As we tour Mexico City, the day weaves through Frida and Diego’s lives, their homes, their communist beliefs, and their tumultuous, unfaithful marriages. Marriages is plural because they were in fact married twice. In the morning, we visit their dual houses in San Angel – Kahlo’s blue and Rivera’s pink connecting houses. The houses look functional not comfortable, connected only by a high, narrow bridge. There might be some analogy to their marriages.
Later in the day, after strolling through a couple more city neighborhoods, we visit Casa Azul, the Blue House in Coyoacan, which has been made into the Frida Kahlo Museum. It is both her birthplace and now the home of her ashes in an urn. There’s undoubtedly some circle-of-life reference to draw here. Parts of Frida’s life seemed to repeat constantly, so this just feels fitting.

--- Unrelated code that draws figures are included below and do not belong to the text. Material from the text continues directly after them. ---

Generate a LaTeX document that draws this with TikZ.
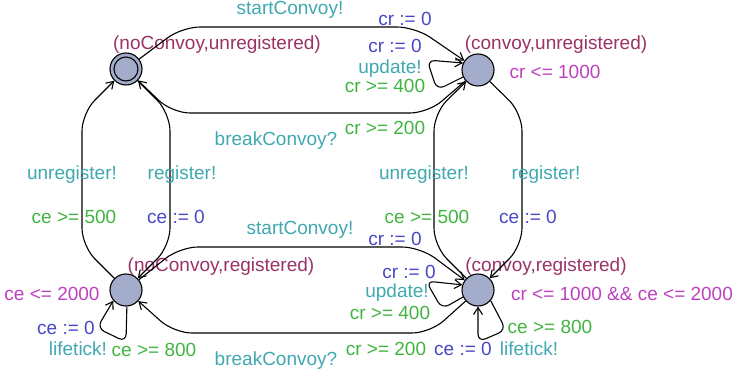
\documentclass[tikz,border=0pt]{standalone}
\usepackage{fontspec}
\setmainfont{Liberation Sans}
\usetikzlibrary{arrows.meta}

\definecolor{locname}{RGB}{153,51,102}
\definecolor{invcol}{RGB}{190,64,190}
\definecolor{synccol}{RGB}{64,168,176}
\definecolor{guardcol}{RGB}{64,180,64}
\definecolor{assigncol}{RGB}{72,72,196}
\definecolor{locfill}{RGB}{163,173,203}

\tikzset{
  loc/.style={circle, draw=black, line width=1.1pt, fill=locfill, minimum size=32pt, inner sep=0pt},
  lbl/.style={anchor=base, inner sep=0pt, font=\fontsize{19}{22}\selectfont},
  nm/.style={lbl, text=locname},
  inv/.style={lbl, text=invcol},
  sync/.style={lbl, text=synccol},
  grd/.style={lbl, text=guardcol},
  asg/.style={lbl, text=assigncol},
  trans/.style={draw=black, line width=1.1pt, rounded corners=18pt,
    -{Straight Barb[length=7pt,width=9pt]}},
  loopedge/.style={trans, rounded corners=8pt}
}

\begin{document}
\begin{tikzpicture}[x=1pt,y=-1pt]
\useasboundingbox (0,0) rectangle (739,374);

% locations
\node[loc] (nu) at (126,69) {};
\draw[line width=1.1pt] (nu.center) circle[radius=12pt];
\node[loc] (cu) at (478,70) {};
\node[loc] (nr) at (126,290) {};
\node[loc] (cr) at (478,290) {};

% location names and invariants
\node[nm] (nuname) at (217,50) {(noConvoy,unregistered)};
\node[nm] (cuname) at (556,50) {(convoy,unregistered)};
\node[nm] (nrname) at (221,271) {(noConvoy,registered)};
\node[nm] (crname) at (546,271) {(convoy,registered)};
\node[inv] (cuinv) at (555,79) {cr <= 1000};
\node[inv] (nrinv) at (52,300) {ce <= 2000};
\node[inv] (crinv) at (622,300) {cr <= 1000 \&\& ce <= 2000};

% start / break convoy, unregistered
\draw[trans] (nu) -- (182,27) -- (415,27) -- (cu);
\node[sync] (s1) at (290,15) {startConvoy!};
\node[asg] (a1) at (405,26) {cr := 0};
\draw[trans] (cu) -- (428,113) -- (172,113) -- (nu);
\node[grd] (g1) at (385,135) {cr >= 200};
\node[sync] (s2) at (276,146) {breakConvoy?};

% update loop, unregistered
\draw[loopedge] (cu.205) -- (437,90) -- (427,60) -- (cu.155);
\node[asg] (a2) at (395,53) {cr := 0};
\node[sync] (s3) at (390,74) {update!};
\node[grd] (g2) at (385,93) {cr >= 400};

% register / unregister, no convoy
\draw[trans] (nr) -- (82,246) -- (82,113) -- (nu);
\draw[trans] (nu) -- (170,113) -- (170,246) -- (nr);
\node[sync] (s4) at (72,180) {unregister!};
\node[grd] (g3) at (74,224) {ce >= 500};
\node[sync] (s5) at (182,180) {register!};
\node[asg] (a3) at (176,224) {ce := 0};

% register / unregister, convoy
\draw[trans] (cr) -- (434,246) -- (434,113) -- (cu);
\draw[trans] (cu) -- (522,113) -- (522,246) -- (cr);
\node[sync] (s6) at (424,180) {unregister!};
\node[grd] (g4) at (427,224) {ce >= 500};
\node[sync] (s7) at (546,180) {register!};
\node[asg] (a4) at (528,224) {ce := 0};

% start / break convoy, registered
\draw[trans] (nr) -- (180,247) -- (420,247) -- (cr);
\node[sync] (s8) at (300,235) {startConvoy!};
\node[asg] (a5) at (395,245) {cr := 0};
\draw[trans] (cr) -- (430,333) -- (174,333) -- (nr);
\node[sync] (s9) at (276,365) {breakConvoy?};
\node[grd] (g5) at (386,355) {cr >= 200};

% update loop, registered
\draw[loopedge] (cr.205) -- (442,309) -- (426,281) -- (cr.162);
\node[asg] (a6) at (409,278) {cr := 0};
\node[sync] (s10) at (397,298) {update!};
\node[grd] (g6) at (390,319) {cr >= 400};

% lifetick loops
\draw[loopedge] (nr.-87) -- (126,342) -- (97,328) -- (nr.-140);
\node[asg] (a7) at (66,334) {ce := 0};
\node[sync] (s11) at (78,355) {lifetick!};
\node[grd] (g7) at (154,356) {ce >= 800};

\draw[loopedge] (cr.-40) -- (506,330) -- (478,342) -- (cr.-90);
\node[grd] (g8) at (550,333) {ce >= 800};
\node[asg] (a8) at (463,355) {ce := 0};
\node[sync] (s12) at (529,355) {lifetick!};
\end{tikzpicture}
\end{document}
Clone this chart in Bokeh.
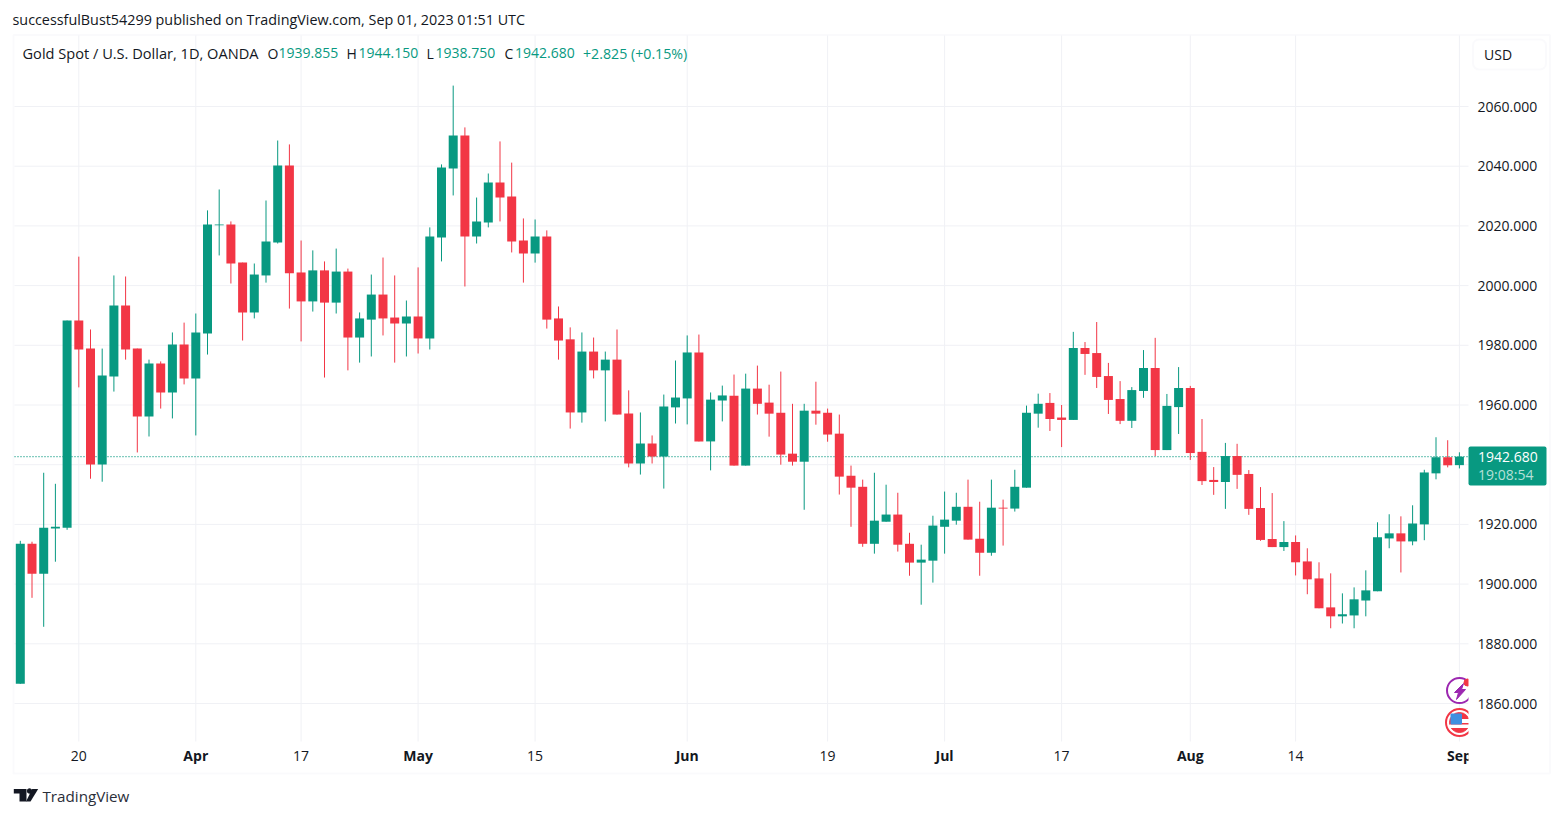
from bokeh.plotting import figure
from bokeh.models import (Label, BoxAnnotation, FixedTicker, LinearAxis, ColumnDataSource,
                          PolyAnnotation, Range1d)
from bokeh.embed import file_html
from bokeh.resources import INLINE

FONT = "Open Sans"
GREEN = "#089981"
RED = "#f23645"
DARK = "#131722"
GRID = "#f0f1f5"
FRAME = "#eeeef5"

opens = [1866.6,1913.5,1903.5,1918.6,1918.9,1988.3,1978.9,1940.1,1969.55,1993.3,
         1978.9,1956.15,1973.9,1964.2,1980.3,1968.9,1983.95,2020.2,2020.5,2007.7,
         1991,2003.4,2014.4,2040.2,2004.4,1994.7,2005.1,1994.3,2004.7,1982.6,
         1988.6,1997,1989.3,1987.3,1989.65,1982.3,2016.1,2039.2,2050.3,2016.45,
         2021.1,2034.5,2029.85,2015.1,2010.75,2016.45,1989,1982,1957.5,1977.9,
         1971.6,1975.2,1957.15,1940.4,1947.1,1942.75,1959.2,1962.2,1977.6,1947.8,
         1961.5,1963.1,1939.7,1965.5,1960.8,1957.4,1943.7,1941,1958.1,1957.4,
         1950.4,1936.3,1932.6,1913.5,1920.9,1923.3,1913.5,1907.2,1907.85,1919.2,
         1921.25,1925.9,1915.2,1910.5,1925.6,1925.3,1932.3,1957.1,1960.7,1955.8,
         1955,1979.1,1977.4,1969.7,1962,1954.7,1964.7,1972.4,1944.9,1959.3,
         1965.7,1944.3,1934.9,1934.2,1942.9,1936.9,1925.5,1915.1,1912.4,1914.1,
         1907.6,1901.9,1892.2,1889.2,1889.5,1894.5,1897.6,1915.3,1917,1914.3,
         1920,1937.1,1942.5,1939.855]
highs = [1914.5,1914.2,1937.3,1933.6,1988.3,2009.7,1985.3,1978.9,2003.4,2003.05,
         1978.9,1975.2,1974.6,1984.3,1987.6,1990.65,2025.2,2032.2,2021.5,2007.7,
         2007.4,2028.5,2048.6,2047.3,2015.1,2011.8,2008.1,2012.4,2005.7,1991,
         2003.7,2009.4,2003.4,1995,2006.1,2019.5,2040.6,2067,2053,2029.5,
         2037.55,2048.3,2041.2,2022.5,2022.15,2018.5,1993,1986,1984.3,1982.6,
         1977.9,1985.3,1964.9,1957.5,1949.8,1963.5,1974.9,1983.3,1983.6,1964.2,
         1966.5,1970.2,1970.5,1973.2,1966.8,1971.2,1960.4,1960.4,1967.8,1958.8,
         1956.8,1939.7,1935,1937.3,1933.3,1930.6,1917.2,1913.2,1922.9,1931,
         1930.6,1935,1927.6,1935,1928.3,1938.3,1959.8,1963.8,1964,1960,
         1984.5,1981.1,1987.8,1974.1,1968,1966,1978.4,1982.5,1963.7,1972.7,
         1966.4,1955.3,1939.2,1947.3,1947,1938.2,1932.5,1930.5,1921.1,1916.3,
         1912,1907.3,1903.6,1896.9,1898.9,1904.6,1920.7,1923.4,1922.7,1926.4,
         1938.3,1949.2,1948.2,1944.15]
lows = [1866.6,1895.4,1885.7,1907.5,1918.2,1965.9,1935.3,1934.3,1964.5,1975.2,
        1944.1,1949.45,1958.8,1955.5,1966.9,1949.8,1976.9,2010.1,2000.7,1981.6,
        1989,2001,2014.1,1992.3,1981.3,1991.3,1969.2,1990.65,1971.6,1974.2,
        1976.25,1983.3,1974.2,1976.25,1977.25,1978.6,2008.1,2030.2,1999.7,2014.1,
        2019.5,2021.5,2011.1,2001,2007.7,1985.6,1975.2,1952.1,1954.1,1968.9,
        1954.5,1956.8,1939.1,1936.7,1940.4,1932,1953.8,1953.5,1947.8,1938.1,
        1954.5,1939.7,1939.7,1956.8,1949.4,1940,1939.7,1924.9,1953.4,1947.7,
        1930,1919.2,1912.5,1910.2,1920.9,1910.9,1902.8,1893.1,1900.5,1910.2,
        1919.9,1914.9,1902.8,1909.5,1912.9,1924.3,1932.3,1952.4,1951.3,1945.9,
        1955,1970.1,1965.7,1957,1953.6,1952.3,1962.4,1942.9,1944.9,1950.3,
        1941.6,1933.2,1929.9,1925.2,1931.9,1923.2,1914.5,1912.4,1911.1,1902.9,
        1896.6,1891.9,1885.2,1886.8,1885.2,1889.2,1897.6,1912,1903.9,1913,
        1914.7,1935.1,1939.1,1938.75]
closes = [1913.5,1903.5,1918.9,1919.2,1988.3,1978.6,1940.1,1969.9,1993.3,1978.6,
          1956.15,1973.9,1964.2,1980.3,1968.9,1984.3,2020.5,2020.5,2007.4,1991,
          2003.7,2014.8,2040.2,2004.1,1994.7,2005.1,1994.3,2004.7,1982.6,1989,
          1997,1989,1987.3,1989.65,1982.3,2016.45,2039.6,2050.3,2016.45,2021.5,
          2034.5,2029.5,2014.8,2010.75,2016.45,1988.6,1981.6,1957.5,1977.9,1971.6,
          1975.2,1956.8,1940.4,1947.1,1942.75,1959.5,1962.5,1977.6,1947.8,1961.8,
          1963.2,1939.7,1965.5,1960.4,1957.1,1943.4,1941,1958.1,1957.1,1950.1,
          1936,1932.3,1913.5,1921.25,1923.3,1913.2,1907.2,1908.2,1919.6,1921.6,
          1925.9,1914.9,1910.5,1925.6,1925.3,1932.6,1957.4,1960.4,1955.3,1955,
          1979.1,1977.1,1969.4,1961.7,1954.7,1965,1972.4,1944.9,1959.7,1965.7,
          1943.9,1934.5,1934.2,1942.9,1936.6,1925.2,1914.8,1912.4,1914.1,1907.3,
          1901.6,1891.9,1889.2,1889.9,1894.9,1897.9,1915.7,1917,1914.3,1920.3,
          1937.4,1942.5,1939.8,1942.68]

date_ticks = {5: "20", 24: "17", 44: "15", 69: "19", 89: "17", 109: "14"}
month_ticks = {15: "Apr", 34: "May", 57: "Jun", 79: "Jul", 100: "Aug", 123: "Sep"}
price_ticks = [1860, 1880, 1900, 1920, 1940, 1960, 1980, 2000, 2020, 2040, 2060]
last_price = 1942.68
header = "successfulBust54299 published on TradingView.com, Sep 01, 2023 01:51 UTC"

# canvas geometry in window pixels; the frame fills the whole canvas, so that
# annotations placed outside the price pane are not clipped
W, H = 1555, 809
FL, FR, FT, FB = 14, 1468, 35, 741
PX_PER_BAR = 11.7
X0_PX = 19.8
PX_PER_UNIT = 2.985
Y2060_PX = 106.0

def xd(px):
    return (px - X0_PX) / PX_PER_BAR
def yd(py):
    return 2060 - (py - Y2060_PX) / PX_PER_UNIT
def sx(px):
    return px
def sy(py):
    return H - py

p = figure(width=W, height=H, output_backend="svg", toolbar_location=None,
           x_range=Range1d(xd(0), xd(W)), y_range=Range1d(yd(H), yd(0)),
           x_axis_location=None, y_axis_location=None,
           min_border_left=0, min_border_right=0, min_border_top=0, min_border_bottom=0,
           background_fill_color="white", border_fill_color="white", outline_line_color=None)
p.xgrid.visible = False
p.ygrid.visible = False

def axis(ticker_vals, overrides, loc, standoff, style="normal"):
    return LinearAxis(ticker=FixedTicker(ticks=ticker_vals), major_label_overrides=overrides,
                      fixed_location=loc, major_tick_line_color=None, minor_tick_line_color=None,
                      major_tick_in=0, major_tick_out=0, minor_tick_in=0, minor_tick_out=0,
                      axis_line_color=None, major_label_text_font=FONT,
                      major_label_text_font_size="14px", major_label_text_font_style=style,
                      major_label_text_color=DARK, major_label_standoff=standoff)

p.add_layout(axis(price_ticks, {t: f"{t}.000" for t in price_ticks}, xd(FR), 9), "right")
p.add_layout(axis(list(date_ticks), date_ticks, yd(FB), 9), "below")
p.add_layout(axis(list(month_ticks), month_ticks, yd(FB), 4, "bold"), "below")

# grid
vt = list(date_ticks) + list(month_ticks)
p.segment(vt, [yd(FB)] * len(vt), vt, [yd(FT)] * len(vt), line_color=GRID, line_width=1, level="underlay")
p.segment([xd(FL)] * len(price_ticks), price_ticks, [xd(FR)] * len(price_ticks), price_ticks,
          line_color=GRID, line_width=1, level="underlay")
p.segment([xd(FL)], [last_price], [xd(FR)], [last_price], line_color=GREEN, line_width=1.3,
          line_dash="1 2", level="underlay")

# candles
idx = list(range(len(opens)))
colors = [GREEN if c >= o else RED for o, c in zip(opens, closes)]
src = ColumnDataSource(dict(x=idx, o=opens, h=highs, l=lows, c=closes,
                            top=[max(a, b) for a, b in zip(opens, closes)],
                            bot=[min(a, b) for a, b in zip(opens, closes)],
                            color=colors))
p.segment("x", "h", "x", "l", source=src, line_color="color", line_width=1)
p.vbar("x", 9 / PX_PER_BAR, "bot", "top", source=src, fill_color="color", line_color=None)

# event icons
p.scatter([xd(1459)], [yd(690)], size=25, marker="circle", fill_color="white",
          line_color="#9c27b0", line_width=2)
p.patch([xd(v) for v in (1463, 1454, 1458, 1456, 1465, 1461)],
        [yd(v) for v in (683, 692, 692, 699, 689, 689)], color="#9c27b0")
p.scatter([xd(1467)], [yd(682)], size=7, marker="circle", color=RED)
p.scatter([xd(1459)], [yd(722)], size=27, marker="circle", fill_color="white",
          line_color=RED, line_width=2)
p.scatter([xd(1459)], [yd(722)], size=20, marker="circle", color=RED)
p.quad(left=[xd(1461), xd(1449)], right=[xd(1470), xd(1470)],
       top=[yd(719), yd(724.5)], bottom=[yd(722), yd(727)], color="white")
p.quad(left=[xd(1450.5)], right=[xd(1461)], top=[yd(713.5)], bottom=[yd(723.5)], color="#3f8fe0")

def box(l, r, t, b, **kw):
    p.add_layout(BoxAnnotation(left=sx(l), right=sx(r), top=sy(t), bottom=sy(b),
                               left_units="screen", right_units="screen", top_units="screen",
                               bottom_units="screen", **kw))

# the pane and the time scale cut off what runs past the price scale
box(1468, 1477, 670, 771, fill_color="white", fill_alpha=1, line_color=None)
# outer frame
box(13, 1549.5, 34.5, 773, fill_alpha=0, line_color=FRAME, line_width=2)
# USD button
box(1472.5, 1545.5, 39, 69, fill_color="white", fill_alpha=1, line_color=FRAME, line_width=2,
    border_radius=6)
# price tag
box(1468, 1546, 446, 485, fill_color=GREEN, fill_alpha=1, line_color=None, border_radius=2)

def text(s, px, py, color=DARK, size="14px", align="left", style="normal"):
    p.add_layout(Label(x=sx(px), y=sy(py), x_units="screen", y_units="screen", text=s,
                       text_font=FONT, text_font_size=size, text_color=color, text_align=align,
                       text_baseline="middle", text_font_style=style))

text(header, 12, 19, size="14.35px")
text("Gold Spot / U.S. Dollar, 1D, OANDA", 22, 52.5, size="14.6px")
text("O", 267, 52.5)
text("1939.855", 278, 52.5, GREEN)
text("H", 346, 52.5)
text("1944.150", 358, 52.5, GREEN)
text("L", 426, 52.5)
text("1938.750", 435, 52.5, GREEN)
text("C", 504, 52.5)
text("1942.680", 514.5, 52.5, GREEN)
text("+2.825 (+0.15%)", 582.5, 52.5, GREEN, "14.2px")
text("USD", 1483.5, 53.5)
text("1942.680", 1477.5, 456, "white")
text("19:08:54", 1477.5, 474, "#b5e0d8")
text("TradingView", 42, 795, "#2a2e39", "15.2px")

# logo
def poly(xs, ys, color=DARK):
    p.add_layout(PolyAnnotation(xs=[sx(v) for v in xs], ys=[sy(v) for v in ys],
                                xs_units="screen", ys_units="screen",
                                fill_color=color, fill_alpha=1, line_color=None))
poly([13.3, 26, 26, 19, 19, 13.3], [788.5, 788.5, 801, 801, 793, 793])
p.scatter([xd(29)], [yd(790.5)], size=4.5, marker="circle", color=DARK)
poly([31.7, 37.7, 30, 25.5], [788.5, 788.5, 801, 801])

open("out.html", "w").write(file_html(p, INLINE))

Part of the fascination with today is that their lives are like a great telenovela including their relationship together, their internal conflicts with themselves, and their battles with the outside world. Rivera painted the injustices to the indigenous people and the commoner. Kahlo painted more personal problems like her constant pain, miscarriages, and infidelity. Together, they were very much in the public eye, including a fun jaunt to NYC for a time. Had “Us Weekly” been around, they would’ve had lots of juicy material.